Channel decoder are used for error detection and correction in various domains. One example is the high-throughput digital (wireless and wireline) transmission channels. Another one is found as key component of modern storage systems. The challenges are two-fold: on one side is the high computational throughput requirement, on the other side is the constraint on available area and acceptable cost. This is especially true Turbo- and Low-Density-Parity-Check-Codes with transmission rates close to the fundamental Shannon limit.

 

System-on-Chip-components for Multi-Radio support

Today, devices for wireless communication are required to support multiple standard simultaneously (such as GSM, UMTS, LTE, WLAN, BT, GPS) in order to limit the system integration complexity and cost.
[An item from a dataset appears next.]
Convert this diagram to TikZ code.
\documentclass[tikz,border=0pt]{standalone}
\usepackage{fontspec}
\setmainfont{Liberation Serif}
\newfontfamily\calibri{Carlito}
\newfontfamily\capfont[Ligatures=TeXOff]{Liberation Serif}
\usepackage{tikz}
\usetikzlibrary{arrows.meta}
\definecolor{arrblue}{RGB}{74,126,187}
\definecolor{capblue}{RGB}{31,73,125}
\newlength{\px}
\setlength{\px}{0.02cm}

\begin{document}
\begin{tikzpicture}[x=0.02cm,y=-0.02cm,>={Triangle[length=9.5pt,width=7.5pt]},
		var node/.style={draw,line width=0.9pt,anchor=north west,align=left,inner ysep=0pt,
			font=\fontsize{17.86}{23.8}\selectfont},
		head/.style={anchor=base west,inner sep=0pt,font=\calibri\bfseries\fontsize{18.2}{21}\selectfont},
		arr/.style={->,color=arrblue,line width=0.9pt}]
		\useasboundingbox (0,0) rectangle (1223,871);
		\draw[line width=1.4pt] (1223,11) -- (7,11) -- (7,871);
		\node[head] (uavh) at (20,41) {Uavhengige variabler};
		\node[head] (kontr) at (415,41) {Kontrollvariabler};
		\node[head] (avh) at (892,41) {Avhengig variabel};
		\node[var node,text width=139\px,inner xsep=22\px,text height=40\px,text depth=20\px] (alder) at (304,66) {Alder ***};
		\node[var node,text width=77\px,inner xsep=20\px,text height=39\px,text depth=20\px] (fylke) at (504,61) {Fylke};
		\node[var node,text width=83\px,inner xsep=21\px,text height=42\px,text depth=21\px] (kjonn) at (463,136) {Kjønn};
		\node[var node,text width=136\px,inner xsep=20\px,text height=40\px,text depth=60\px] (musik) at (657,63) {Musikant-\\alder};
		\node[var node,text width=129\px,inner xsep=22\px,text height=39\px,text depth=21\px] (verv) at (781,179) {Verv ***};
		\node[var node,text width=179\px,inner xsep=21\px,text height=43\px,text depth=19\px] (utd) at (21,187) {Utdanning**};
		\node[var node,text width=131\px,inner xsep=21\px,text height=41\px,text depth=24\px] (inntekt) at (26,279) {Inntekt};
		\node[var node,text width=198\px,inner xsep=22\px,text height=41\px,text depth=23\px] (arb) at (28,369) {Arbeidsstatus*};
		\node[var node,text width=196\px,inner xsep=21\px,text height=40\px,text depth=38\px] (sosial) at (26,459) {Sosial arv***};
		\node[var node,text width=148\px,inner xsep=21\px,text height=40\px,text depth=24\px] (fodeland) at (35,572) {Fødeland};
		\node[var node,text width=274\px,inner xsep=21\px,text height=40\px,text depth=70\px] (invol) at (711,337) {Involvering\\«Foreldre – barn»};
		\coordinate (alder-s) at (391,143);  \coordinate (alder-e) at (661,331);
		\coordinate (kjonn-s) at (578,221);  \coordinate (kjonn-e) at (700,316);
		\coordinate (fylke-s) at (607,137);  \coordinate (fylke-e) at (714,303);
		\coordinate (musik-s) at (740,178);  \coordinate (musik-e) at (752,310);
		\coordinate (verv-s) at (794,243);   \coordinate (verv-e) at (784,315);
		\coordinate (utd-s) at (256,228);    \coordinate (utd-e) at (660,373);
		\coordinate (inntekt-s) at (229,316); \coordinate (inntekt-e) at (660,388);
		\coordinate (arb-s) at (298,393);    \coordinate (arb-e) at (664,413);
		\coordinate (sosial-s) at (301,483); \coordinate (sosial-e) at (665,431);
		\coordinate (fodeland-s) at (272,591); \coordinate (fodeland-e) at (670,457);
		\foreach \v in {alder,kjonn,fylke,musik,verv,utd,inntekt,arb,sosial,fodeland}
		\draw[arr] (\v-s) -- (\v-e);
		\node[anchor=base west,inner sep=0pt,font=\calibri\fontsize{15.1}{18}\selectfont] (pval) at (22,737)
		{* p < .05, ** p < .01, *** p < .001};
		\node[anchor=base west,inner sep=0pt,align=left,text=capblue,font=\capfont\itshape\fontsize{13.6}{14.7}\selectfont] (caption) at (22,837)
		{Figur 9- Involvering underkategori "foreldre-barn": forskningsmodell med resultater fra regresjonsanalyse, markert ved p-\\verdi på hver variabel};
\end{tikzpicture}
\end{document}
Classic highly optimized SoCs are not meeting these requirements anymore – especially in view of evolving standard within the lifetime of a product. The so-called “Software Defined Radio” concept offers such flexibility but poses enormous requirements on the available performance and communication bandwidth between the required, highly-parallel processing units realized in “Single Instruction Multiple Data” (SIMD) architectures. Here, flexible accelerators offer key advantages. Suitable micro-architectures and concepts for implementation are developed at the chair targeting low-power, area efficient arithmetic units. This includes macros for ‘Fast-Fourier-Transforms’ (FFT) and static (non-volatile) memories of small to medium capacity as required for such processing units.